La spécialisation communautaire a consacré un usage pour le moins curieux sinon aberrant : on persiste à qualifier un logiciel de libre en (se) laissant accroire que la définition proposée depuis les années 1980 par RMS concernerait le code et rien que le code (logiciel). Ainsi, l’on peut dire d’un logiciel comme Diaspora* qu’il n’est qu’un logiciel alors même qu’il est distribué avec (sous) une licence qui établit une relation essentielle avec l’utilisateur… sans craindre le ridicule.

Or, cet usage consacré qui associe logiciel et libre, dans l’esprit de beaucoup, associe au code cet adjectif alors que si l’on prend la peine de relire la définition de la FSF, on s’aperçoit que ce n’est pas le code qui est visé directement. Un code n’est libre que si et seulement si sont reconnues certaines libertés bien déterminées à… l’utilisateur ! C’est, comme l’a dit Benjamin Bayart, une définition en creux. C’est pour cette raison qu’il proposait de requalifier ces logiciels de « libérateurs ». Une manière de rendre plus explicite que c’est d’abord et avant tout l’utilisateur qui doit être libéré.
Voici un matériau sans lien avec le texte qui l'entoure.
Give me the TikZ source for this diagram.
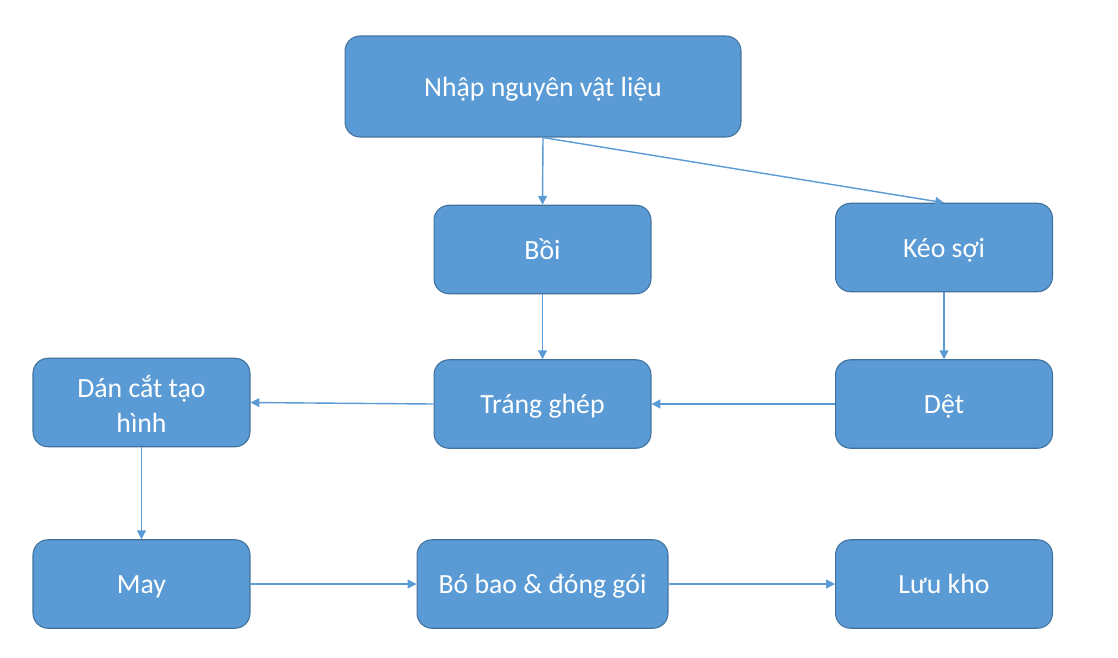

L’histoire la plus effroyable, disais-je, avec la photo de l’entrée d’Auschwitz, devrait être là pour nous le rappeler : la liberté n’est pas le fait des objets mais des êtres vivants. Il ne suffit pas de qualifier quelque chose de libre pour qu’elle le soit, la liberté est un état, une condition définie par des règles de toujours relatives et de toujours restrictives. Ces restrictions s’appliquent à des hommes.

Si RMS se range derrière la devise de la République française ce n’est pas parce qu’il est idiot au point de croire que la FSF doit libérer du code : « Liberté, parce que les utilisateurs sont libres. Égalité, parce qu’ils disposent tous des mêmes libertés. Fraternité, parce que nous encourageons chacun à coopérer dans la communauté. » C’est l’utilisateur qui est directement concerné pas le code. Ce qui, manifestement, est interdit à la compréhension de beaucoup. Par imprégnation, la définition restreinte (ou logicielle) est assimilée une définition plus large et sociale, sciemment.

Cette assimilation a d’importantes implications : le mouvement du libre est ainsi tout imprégné des valeurs universalistes et devient porteur d’un idéal social. Un idéal trahi par certains développeurs et/ou administrateurs d’un certain réseau social, par exemple, qui n’ont pour modèle d’organisation sociale qu’une vision verticale et autoritaire.

Déjà 2 avis pertinents dans Philosophie du logiciel libre, vous dites ?

  • C138
    Bah oui, c’est un peu comme les formats «ouverts», belle idiotie.

    Une porte est ouverte ou fermée. Un interrupteur est ouvert ou fermé.

    Un format ouvert !? N’importe quoi. Aucun sens.

    « Jouons à un petit jeu de reformulation ». Ça c’est la phrase clé.
    Quand tu n’arrives pas à t’insérer dans un système établi. Juste reformule-le. Et hop. Tu gagnes à tous les coups.
    Et certains tombent dans le panneau.